Forum Moderators: open

Message Too Old, No Replies

Google spider ignoring robots.txt and NOINDEX?

Umbra

7:09 pm on Sep 28, 2003 (gmt 0)

I found a page in Google's cache of our site that should not be there. This page contains NOINDEX, NOFOLLOW metatags and our robots.txt excludes the the entire directory containing that page. How could that happen?

TheDave

3:37 am on Sep 29, 2003 (gmt 0)

In the search results, is it just a link, or does the search result also have a snippet from the page? Google will list links to pages even if they are excluded from crawling by robots.txt. And if the page is excluded by robots.txt, it has no way of knowing that it is in fact NOINDEX.

BlueSky

4:40 am on Sep 29, 2003 (gmt 0)

I have had problems with Googlebot spidering pages with NOINDEX, NOFOLLOW metatags. He has never strayed in going into disallowed areas listed in robots.txt.

There could be a time delay in following a new robots.txt instruction due to caching of the old one. Have you checked the header on your file to see that the expiration is not set to way out into the future and that the syntax you're using is correct?

GoogleGuy

4:43 am on Sep 29, 2003 (gmt 0)

My two guesses would be what TheDave suggested (see [searchengineshowdown.com...] for more detail)
or maybe that the robots.txt page was changed recently and we haven't found the changes yet? Lemme know if neither of those two apply..

Umbra

12:56 pm on Sep 29, 2003 (gmt 0)

TheDave, in the search results it was just a link, with no snippet. BlueSky, our server does not modify the headers with expiration dates. GoogleGuy, the robots.txt is pretty old.

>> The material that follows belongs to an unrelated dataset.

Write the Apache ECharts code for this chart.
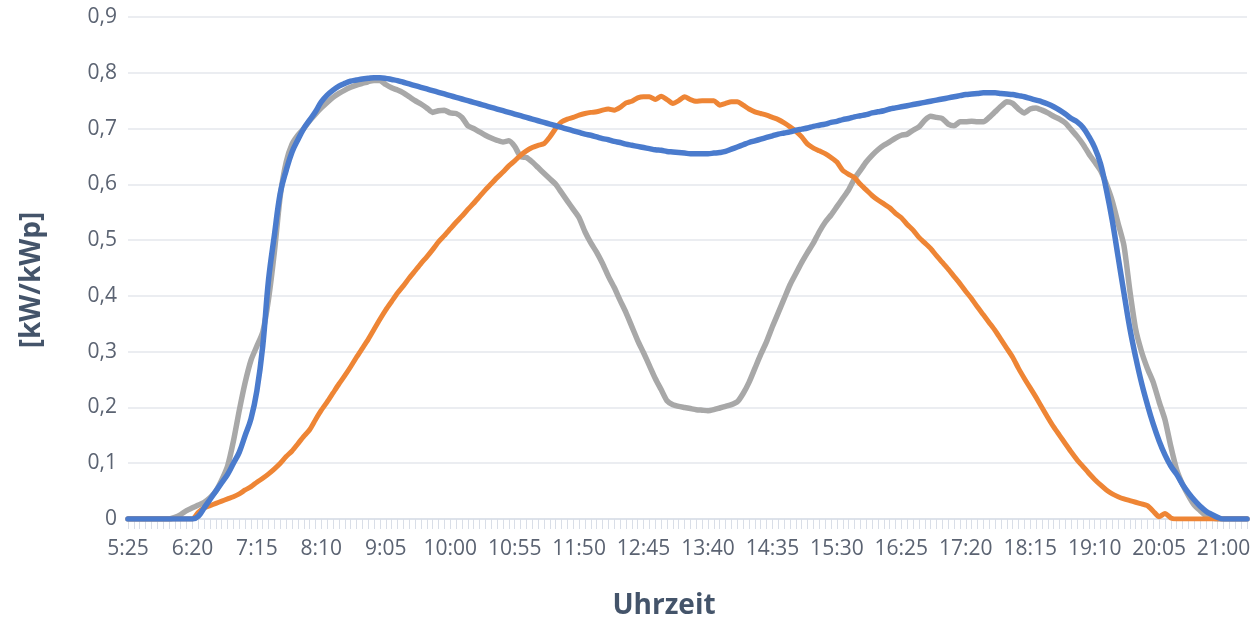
<!DOCTYPE html>
<html><head><meta charset="utf-8">
<script src="https://cdn.jsdelivr.net/npm/echarts@6/dist/echarts.min.js"></script>
<style>html,body{margin:0;padding:0;background:#fff}#c{width:1256px;height:619px}</style>
</head><body><div id="c"></div>
<script>
const times = ["5:25","5:30","5:35","5:40","5:45","5:50","5:55",
"6:00","6:05","6:10","6:15","6:20","6:25","6:30","6:35","6:40","6:45","6:50","6:55",
"7:00","7:05","7:10","7:15","7:20","7:25","7:30","7:35","7:40","7:45","7:50","7:55",
"8:00","8:05","8:10","8:15","8:20","8:25","8:30","8:35","8:40","8:45","8:50","8:55",
"9:00","9:05","9:10","9:15","9:20","9:25","9:30","9:35","9:40","9:45","9:50","9:55",
"10:00","10:05","10:10","10:15","10:20","10:25","10:30","10:35","10:40","10:45","10:50","10:55",
"11:00","11:05","11:10","11:15","11:20","11:25","11:30","11:35","11:40","11:45","11:50","11:55",
"12:00","12:05","12:10","12:15","12:20","12:25","12:30","12:35","12:40","12:45","12:50","12:55",
"13:00","13:05","13:10","13:15","13:20","13:25","13:30","13:35","13:40","13:45","13:50","13:55",
"14:00","14:05","14:10","14:15","14:20","14:25","14:30","14:35","14:40","14:45","14:50","14:55",
"15:00","15:05","15:10","15:15","15:20","15:25","15:30","15:35","15:40","15:45","15:50","15:55",
"16:00","16:05","16:10","16:15","16:20","16:25","16:30","16:35","16:40","16:45","16:50","16:55",
"17:00","17:05","17:10","17:15","17:20","17:25","17:30","17:35","17:40","17:45","17:50","17:55",
"18:00","18:05","18:10","18:15","18:20","18:25","18:30","18:35","18:40","18:45","18:50","18:55",
"19:00","19:05","19:10","19:15","19:20","19:25","19:30","19:35","19:40","19:45","19:50","19:55",
"20:00","20:05","20:10","20:15","20:20","20:25","20:30","20:35","20:40","20:45","20:50","20:55",
"21:00","21:05","21:10","21:15","21:20"];

const blueSeries = [0,0,0,0,0,0,0,0,0,0,0,0,
0.005,0.02,0.035,0.05,0.065,0.08,0.1,0.12,0.15,0.18,0.23,0.31,
0.43,0.51,0.585,0.625,0.658,0.68,0.7,0.715,0.73,0.748,0.76,0.769,
0.776,0.781,0.785,0.787,0.789,0.79,0.791,0.791,
0.79,0.788,0.786,0.783,0.78,0.777,0.774,0.771,0.768,0.765,0.762,0.759,
0.756,0.753,0.75,0.747,0.744,0.741,0.738,0.735,0.732,0.729,0.726,0.723,
0.72,0.717,0.714,0.711,0.708,0.705,0.702,0.699,0.696,0.693,0.69,0.688,
0.685,0.682,0.68,0.677,0.675,0.672,0.67,0.668,0.666,0.664,0.662,0.661,
0.659,0.658,0.657,0.656,0.655,0.655,0.655,0.655,0.656,0.657,0.659,0.663,
0.667,0.671,0.675,0.678,0.681,0.684,0.687,0.69,0.692,0.694,0.697,0.699,
0.701,0.704,0.706,0.708,0.711,0.713,0.716,0.718,0.721,0.723,0.725,0.728,
0.73,0.732,0.735,0.737,0.739,0.741,0.743,0.745,0.747,0.749,0.751,0.753,
0.755,0.757,0.759,0.761,0.762,0.763,0.764,0.764,0.764,0.763,0.762,0.761,
0.759,0.757,0.754,0.751,0.748,0.744,0.739,0.733,0.726,0.718,0.712,0.702,
0.686,0.666,0.637,0.59,0.535,0.47,0.405,0.342,0.29,0.244,0.205,0.17,
0.14,0.115,0.095,0.08,0.062,0.047,0.034,0.023,0.014,0.008,0.003,0,
0,0,0,0];

const greySeries = [0,0,0,0,0,0,0,0,0.003,0.008,0.015,0.02,
0.025,0.03,0.038,0.05,0.07,0.095,0.14,0.195,0.245,0.285,0.31,0.335,
0.395,0.48,0.58,0.64,0.672,0.688,0.7,0.714,0.726,0.737,0.747,0.756,
0.763,0.769,0.774,0.778,0.781,0.784,0.786,0.786,
0.779,0.773,0.769,0.764,0.757,0.75,0.744,0.737,0.729,0.732,0.733,0.728,
0.727,0.72,0.705,0.7,0.694,0.688,0.683,0.679,0.676,0.678,0.668,0.65,
0.648,0.64,0.63,0.62,0.61,0.6,0.585,0.57,0.555,0.54,0.515,0.495,
0.478,0.458,0.435,0.415,0.392,0.37,0.345,0.32,0.298,0.275,0.252,0.232,
0.212,0.205,0.202,0.2,0.198,0.196,0.195,0.194,0.196,0.199,0.202,0.205,
0.21,0.225,0.245,0.27,0.295,0.318,0.345,0.37,0.395,0.42,0.44,0.46,
0.478,0.495,0.515,0.532,0.545,0.56,0.575,0.59,0.61,0.625,0.64,0.652,
0.662,0.67,0.676,0.683,0.688,0.69,0.697,0.703,0.715,0.722,0.72,0.718,
0.708,0.705,0.712,0.712,0.713,0.712,0.712,0.72,0.73,0.74,0.748,0.745,
0.735,0.728,0.735,0.737,0.733,0.728,0.722,0.717,0.71,0.698,0.686,0.672,
0.655,0.64,0.625,0.6,0.57,0.53,0.49,0.41,0.34,0.3,0.27,0.245,
0.21,0.178,0.13,0.088,0.062,0.042,0.025,0.015,0.006,0.002,0,0,
0,0,0,0];

const orangeSeries = [0,0,0,0,0,0,0,0,0,0,0,0,
0.012,0.02,0.024,0.028,0.032,0.036,0.04,0.045,0.052,0.058,0.066,0.073,
0.081,0.09,0.1,0.112,0.122,0.135,0.148,0.16,0.178,0.195,0.21,0.226,
0.242,0.257,0.273,0.29,0.306,0.322,0.34,0.358,0.375,0.39,0.405,0.418,
0.432,0.445,0.458,0.47,0.483,0.497,0.508,0.52,0.532,0.543,0.555,0.566,
0.578,0.59,0.601,0.612,0.622,0.633,0.642,0.652,0.66,0.666,0.67,0.673,
0.685,0.7,0.712,0.717,0.72,0.724,0.727,0.729,0.73,0.733,0.735,0.733,
0.738,0.746,0.749,0.755,0.757,0.757,0.752,0.758,0.752,0.745,0.75,0.757,
0.752,0.749,0.75,0.75,0.75,0.742,0.745,0.748,0.748,0.742,0.735,0.73,
0.727,0.724,0.72,0.716,0.71,0.703,0.695,0.685,0.672,0.665,0.66,0.655,
0.648,0.64,0.625,0.618,0.612,0.6,0.59,0.58,0.572,0.565,0.558,0.548,
0.54,0.528,0.518,0.505,0.495,0.485,0.472,0.46,0.448,0.435,0.422,0.408,
0.395,0.38,0.366,0.352,0.338,0.322,0.306,0.29,0.27,0.252,0.235,0.218,
0.2,0.182,0.165,0.15,0.135,0.12,0.106,0.094,0.082,0.071,0.061,0.052,
0.045,0.04,0.036,0.033,0.03,0.027,0.024,0.014,0.004,0.01,0.002,0,
0,0,0,0,0,0,0,0,0,0,0,0];

const yTicks = ["0","0,1","0,2","0,3","0,4","0,5","0,6","0,7","0,8","0,9"];

const chart = echarts.init(document.getElementById('c'));
const labelColor = '#5b6372';
chart.setOption({
  animation: false,
  grid: {left: 128, right: 9, top: 17, bottom: 100, outerBoundsMode: 'none', containLabel: false},
  xAxis: {
    type: 'category', data: times, boundaryGap: false,
    name: 'Uhrzeit', nameLocation: 'middle', nameGap: 73,
    nameTextStyle: {fontFamily: 'Open Sans', fontWeight: 'bold', fontSize: 28, color: '#44546a', padding: [0, 47, 0, 0]},
    axisLine: {lineStyle: {color: '#d9dee7', width: 1.5}},
    axisTick: {show: true, interval: 0, length: 10, lineStyle: {color: '#d9dee7', width: 1}},
    axisLabel: {interval: 10, margin: 20, fontFamily: 'Open Sans', fontSize: 21, color: labelColor},
    splitLine: {show: false}
  },
  yAxis: {
    type: 'value', min: 0, max: 0.9, interval: 0.1,
    name: '[kW/kWp]', nameLocation: 'middle', nameGap: 82, nameRotate: 90,
    nameTextStyle: {fontFamily: 'Open Sans', fontWeight: 'bold', fontSize: 28, color: '#44546a', padding: [0, 24, 0, 0]},
    axisLine: {show: false}, axisTick: {show: false},
    axisLabel: {margin: 11, fontFamily: 'Open Sans', fontSize: 21, color: labelColor,
      formatter: (v) => yTicks[Math.round(v * 10)]},
    splitLine: {lineStyle: {color: '#e4e7ed', width: 1.5}}
  },
  series: [
    {type: 'line', data: greySeries, showSymbol: false, smooth: 0.2, lineStyle: {color: '#a8a8a8', width: 5.5, cap: 'round', join: 'round'}},
    {type: 'line', data: orangeSeries, showSymbol: false, smooth: 0.2, lineStyle: {color: '#ee8535', width: 5, cap: 'round', join: 'round'}},
    {type: 'line', data: blueSeries, showSymbol: false, smooth: 0.4, lineStyle: {color: '#4a7bcd', width: 5.5, cap: 'round', join: 'round'}}
  ]
});
</script></body></html>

The prevailing wisdom on this forum was to use both robots.txt and NOINDEX to block out a page from Google's index. TheDave's "Catch-22" scenario was never brought up before, to my knowledge. It does make perfect sense though.

Actually, Google's cache of our site was a real mess. The number of pages in the cache was always changing day by day. There were hundreds of pages that were excluded by metatags and robots.txt, yet they still persisted on Google's cache.

I recently discovered Google's URL removal login page (now there's a secret gold mine!) and applied the robots.txt again. It seems to be working this morning. Our cache is definitely stranger than usual. I'll be keeping tabs on its progress.

On an aside, we also have a customized error page. It is possible that Google won't recognize the customized error page as an error 404? Could that prevent non-existing pages from being immediately removed from the index?

pageoneresults

1:38 pm on Sep 29, 2003 (gmt 0)

It is possible that Google won't recognize the customized error page as an error 404? Could that prevent non-existing pages from being immediately removed from the index?

It would if the 404 page is not returning the proper status in the header. I've seen lots of 404 pages returning 200 status which is where the problems begin. Make sure your 404 is returning a 404 status in the header...

Server Header Checker [searchengineworld.com]